In the study, it is argued that, as an accountability instrument, algorithmic fairness is political. I do not mean to imply that measurements and interventions related to algorithmic fairness were categorically and de facto subject to political decision-making processes in a perhaps traditional sense of the term5. Rather, I refer to what might be considered a broader, sociological understanding of the political. As I state on page 13, I understand accountability as political “qua (re)produced in multiple national and global contexts among competing interests, relationships of power, discourses, and social contingencies (Ozga, 2019;

Lascoumes & Le Galès, 2007)”. Thus, I am generally interested in how assessments of algorithmic impacts on equality intertwine with power and discourses, and what kinds of ethical and epistemological assumptions underlie them. Indeed, I claim that analyses conducted for the assessment of algorithmic fairness, and interventions taken to promote it, construct meanings of educational (in)equality, configuring accountability relationships between educational institutions and the public.

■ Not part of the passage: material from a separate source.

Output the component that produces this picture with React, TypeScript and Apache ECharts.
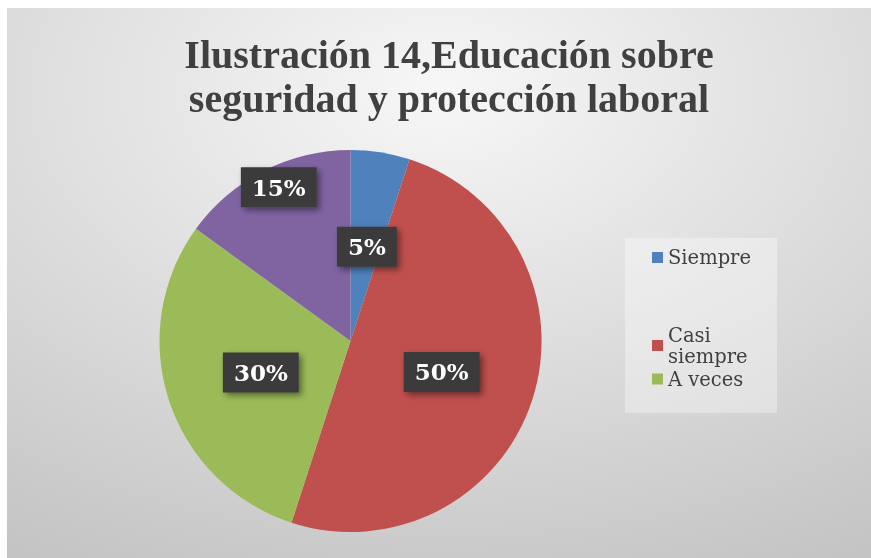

This echoes recent work in AI ethics arguing that

“impacts”, as they occur in algorithmic impact assessments, are evaluative constructs that “enable actors to identify and ameliorate harms experienced because of a policy decision or a system (Metcalf, 2021, 735) – namely, an algorithmic system in the present context.

4 Note that by “algorithmic systems” I refer to ML applications, in particular, although most of what is argued applies equally to more traditional software

5 For a normative argument along these lines see Wong (2019) who argues that algorithmic fairness ought to be a question of democratic deliberation.